Daneben sollte sich die Landesregierung auch für eine Harmonisierung der Förderung Erneuerbarer Energien auf europäischer Ebene einsetzen. Nicht nur auf Bundesebene muss die Förderkulisse effizienzorientiert ausgestaltet werden, dies gilt grundsätzlich auch im europäischen Rahmen, um Wettbewerbsverzerrungen zu verhindern und Ökostrom dort zu produzieren, wo dies zu den geringstmöglichen volkswirtschaftlichen Kosten möglich ist.
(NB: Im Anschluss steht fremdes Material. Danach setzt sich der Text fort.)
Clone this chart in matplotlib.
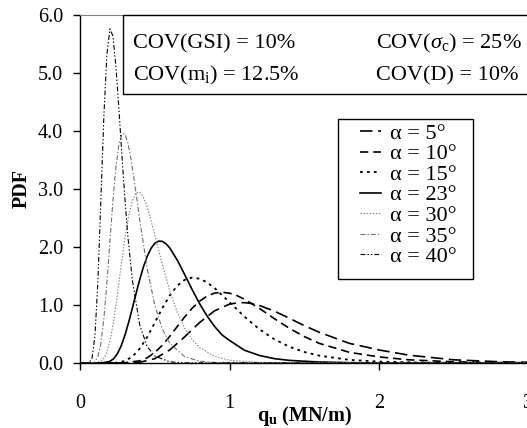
import matplotlib
matplotlib.use("Agg")
import matplotlib.pyplot as plt
from matplotlib.patches import Rectangle

plt.rcParams['font.family'] = ['Liberation Serif', 'DejaVu Serif']
plt.rcParams['mathtext.fontset'] = 'custom'
plt.rcParams['mathtext.rm'] = 'Liberation Serif'
plt.rcParams['mathtext.it'] = 'Liberation Serif:italic'
plt.rcParams['mathtext.bf'] = 'Liberation Serif:bold'
plt.rcParams['lines.scale_dashes'] = False

# ---- data ----
x_a5 = [0, 0.30, 0.40, 0.50, 0.60, 0.70, 0.80, 0.90, 1.0, 1.05, 1.1, 1.15, 1.2, 1.3, 1.4, 1.5, 1.6, 1.8, 2.0, 2.2, 2.5, 2.8, 3.0]
y_a5 = [0, 0.001, 0.013, 0.074, 0.224, 0.451, 0.698, 0.899, 1.015, 1.035, 1.041, 1.025, 0.992, 0.894, 0.772, 0.645, 0.53, 0.34, 0.225, 0.135, 0.055, 0.022, 0.012]

x_a10 = [0, 0.30, 0.40, 0.45, 0.50, 0.55, 0.60, 0.65, 0.70, 0.75, 0.80, 0.85, 0.90, 0.95, 1.0, 1.05, 1.1, 1.2, 1.3, 1.4, 1.5, 1.6, 1.8, 2.0, 2.2, 2.5, 2.8, 3.0]
y_a10 = [0, 0.004, 0.038, 0.091, 0.180, 0.305, 0.459, 0.627, 0.794, 0.944, 1.066, 1.154, 1.205, 1.220, 1.204, 1.162, 1.100, 0.941, 0.765, 0.599, 0.456, 0.339, 0.185, 0.105, 0.055, 0.02, 0.007, 0.004]

x_a15 = [0, 0.25, 0.30, 0.35, 0.40, 0.45, 0.50, 0.55, 0.60, 0.65, 0.70, 0.75, 0.80, 0.85, 0.90, 1.0, 1.1, 1.2, 1.3, 1.4, 1.5, 1.6, 1.8, 2.0, 2.3, 2.6, 3.0]
y_a15 = [0, 0.005, 0.035, 0.109, 0.248, 0.451, 0.694, 0.943, 1.163, 1.331, 1.434, 1.472, 1.453, 1.389, 1.292, 1.049, 0.799, 0.582, 0.409, 0.281, 0.190, 0.127, 0.055, 0.024, 0.007, 0.002, 0]

x_a23 = [0, 0.15, 0.20, 0.225, 0.25, 0.275, 0.30, 0.325, 0.35, 0.375, 0.40, 0.425, 0.45, 0.475, 0.50, 0.525, 0.55, 0.575, 0.60, 0.65, 0.70, 0.75, 0.80, 0.85, 0.90, 0.95, 1.0, 1.1, 1.2, 1.3, 1.4, 1.6, 1.8, 2.0, 3.0]
y_a23 = [0, 0.002, 0.028, 0.074, 0.160, 0.293, 0.474, 0.696, 0.944, 1.20, 1.444, 1.662, 1.842, 1.976, 2.062, 2.101, 2.098, 2.056, 1.985, 1.777, 1.525, 1.266, 1.023, 0.81, 0.631, 0.484, 0.39, 0.22, 0.13, 0.075, 0.045, 0.017, 0.006, 0.002, 0]

x_a30 = [0, 0.10, 0.15, 0.175, 0.20, 0.225, 0.25, 0.275, 0.30, 0.325, 0.35, 0.375, 0.40, 0.425, 0.45, 0.50, 0.55, 0.60, 0.65, 0.70, 0.75, 0.80, 0.90, 1.00, 1.20, 3.0]
y_a30 = [0, 0.0, 0.043, 0.149, 0.372, 0.724, 1.179, 1.676, 2.146, 2.533, 2.799, 2.934, 2.946, 2.855, 2.687, 2.218, 1.706, 1.247, 0.879, 0.603, 0.405, 0.268, 0.115, 0.048, 0.008, 0]

x_a35 = [0, 0.08, 0.10, 0.12, 0.14, 0.16, 0.18, 0.20, 0.22, 0.24, 0.26, 0.28, 0.30, 0.32, 0.34, 0.37, 0.40, 0.45, 0.50, 0.55, 0.60, 0.70, 0.80, 0.90, 3.0]
y_a35 = [0, 0.002, 0.02, 0.11, 0.34, 0.77, 1.38, 2.09, 2.79, 3.37, 3.76, 3.95, 3.95, 3.80, 3.53, 3.02, 2.46, 1.62, 1.00, 0.59, 0.34, 0.11, 0.03, 0.01, 0]

x_a40 = [0.0, 0.06, 0.08, 0.10, 0.12, 0.14, 0.16, 0.18, 0.20, 0.22, 0.24, 0.26, 0.28, 0.30, 0.32, 0.35, 0.40, 0.45, 0.50, 0.60, 0.70, 3.0]
y_a40 = [0.0, 0.004, 0.077, 0.47, 1.42, 2.84, 4.28, 5.32, 5.76, 5.64, 5.12, 4.39, 3.60, 2.85, 2.19, 1.43, 0.65, 0.28, 0.12, 0.02, 0.003, 0.0]

labels = ['α = 5°', 'α = 10°', 'α = 15°', 'α = 23°', 'α = 30°', 'α = 35°', 'α = 40°']
x_ticks = [0, 1, 2, 3]
y_ticks = [0, 1, 2, 3, 4, 5, 6]
cov_texts = ['COV(GSI) = 10%', r'COV($\sigma_{\mathrm{c}}$) = 25%',
             r'COV(m$_{\mathrm{i}}$) = 12.5%', 'COV(D) = 10%']

series = [(x_a5, y_a5), (x_a10, y_a10), (x_a15, y_a15), (x_a23, y_a23),
          (x_a30, y_a30), (x_a35, y_a35), (x_a40, y_a40)]
styles = [
    dict(color='black', lw=1.2, dashes=(9, 4)),
    dict(color='black', lw=1.2, dashes=(6, 3.5)),
    dict(color='black', lw=1.3, dashes=(2, 3)),
    dict(color='black', lw=1.2, linestyle='-'),
    dict(color='#808080', lw=0.8, dashes=(1, 1.2)),
    dict(color='#707070', lw=0.8, dashes=(3.5, 1.5, 1, 1.5)),
    dict(color='black', lw=0.8, dashes=(3.5, 1.5, 1, 1.5, 1, 1.5)),
]

fig = plt.figure(figsize=(5.27, 4.28), dpi=100)
ax = fig.add_axes([80 / 527, 1 - 363 / 428, 448.5 / 527, 348 / 428])

for (xs, ys), st, lab in zip(series, styles, labels):
    ax.plot(xs, ys, label=lab, **st)

ax.set_xlim(0, 3)
ax.set_ylim(0, 6)
ax.set_xticks(x_ticks)
ax.set_xticklabels([str(t) for t in x_ticks])
ax.set_yticks(y_ticks)
ax.set_yticklabels(['%.1f' % t for t in y_ticks])
ax.tick_params(axis='both', direction='out', length=5, width=1, labelsize=14.5)
ax.tick_params(axis='y', pad=7)
ax.tick_params(axis='x', pad=17)

ax.spines['right'].set_visible(False)
ax.spines['top'].set_color('#808080')
ax.spines['left'].set_linewidth(1)
ax.spines['bottom'].set_linewidth(1)

ax.set_xlabel(r'$\mathbf{q_u}$ (MN/m)', fontsize=14.5, fontweight='bold', labelpad=-6)
ax.set_ylabel('PDF', fontsize=14.5, fontweight='bold')
ax.yaxis.set_label_coords(-0.107, 0.5)

# text box with COV values
box = Rectangle((0.0959, 0.773), 0.91, 0.227, transform=ax.transAxes,
                facecolor='white', edgecolor='black', lw=1, zorder=3, clip_on=False)
ax.add_patch(box)
ax.text(0.118, 0.905, cov_texts[0], transform=ax.transAxes, fontsize=16, zorder=4)
ax.text(0.66, 0.905, cov_texts[1], transform=ax.transAxes, fontsize=16, zorder=4)
ax.text(0.118, 0.813, cov_texts[2], transform=ax.transAxes, fontsize=16, zorder=4)
ax.text(0.66, 0.813, cov_texts[3], transform=ax.transAxes, fontsize=16, zorder=4)

# legend frame (drawn separately to match the reference's padding)
leg_frame = Rectangle((0.5753, 0.2414), 0.301, 0.4598, transform=ax.transAxes,
                      facecolor='white', edgecolor='black', lw=1, zorder=3)
ax.add_patch(leg_frame)
leg = ax.legend(loc='upper left', bbox_to_anchor=(0.6243, 0.689), borderaxespad=0,
                fontsize=16, frameon=False, handlelength=0.95, handletextpad=0.4,
                labelspacing=0.0, borderpad=0.0)
leg.set_zorder(4)

fig.savefig('out.png', dpi=100)
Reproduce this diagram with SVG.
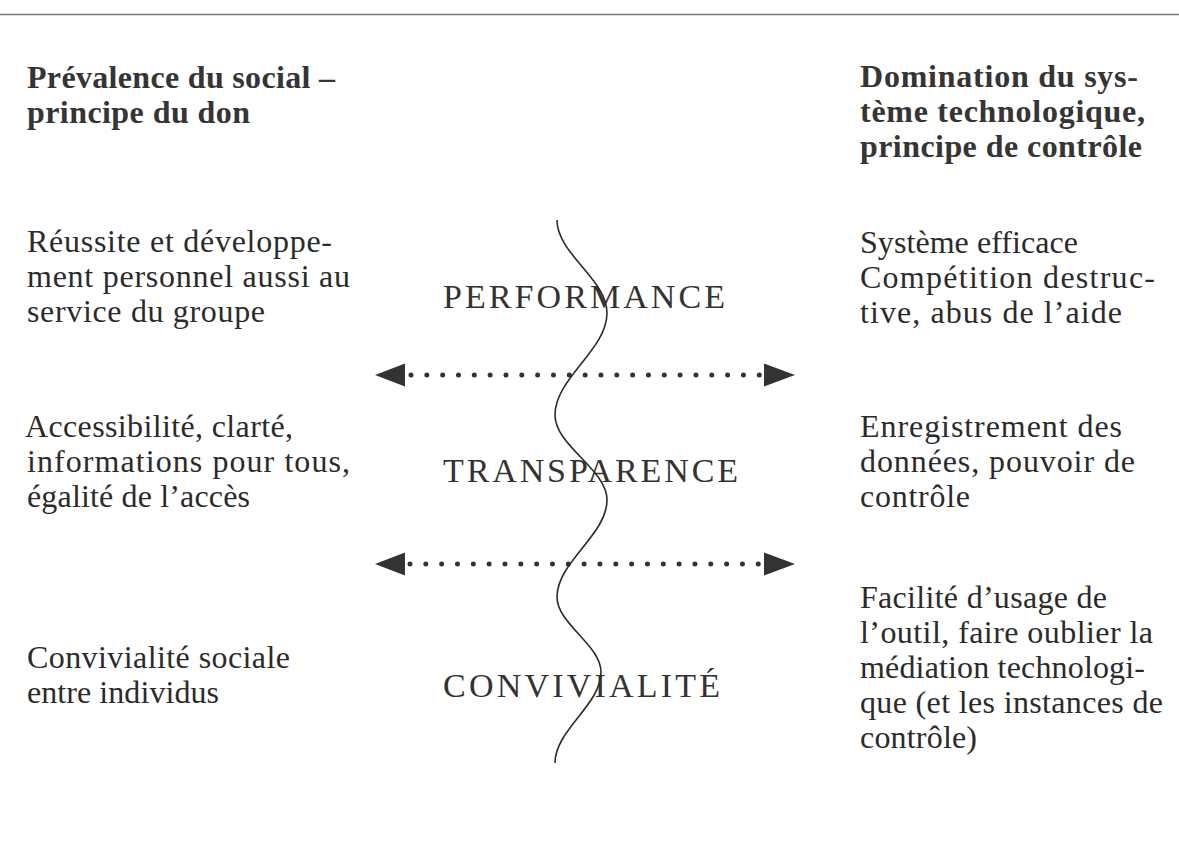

Politik, Wirtschaft und Bürger stehen gegenwärtig vor der Herausforderung, die Transformation unseres Energieversorgungssystems mit Augenmaß, Verlässlichkeit und Kompromissfähigkeit voranzutreiben. Nur so lassen sich langfristig berechenbare Rahmenbedingungen festlegen, die die saarländische Wirtschaft und die deutsche Wirtschaft insgesamt zur Fortsetzung des erfolgreichen Wachstumsprozesses und einer weiterhin positiven Arbeitsmarkt- und Beschäftigungsentwicklung befähigt. Dazu ist es jedoch unabdingbar, das aus dem Lot geratene Gleichgewicht von Umweltverträglichkeit, Versorgungssicherheit und Wirtschaftlichkeit in der Energiepolitik wieder herzustellen.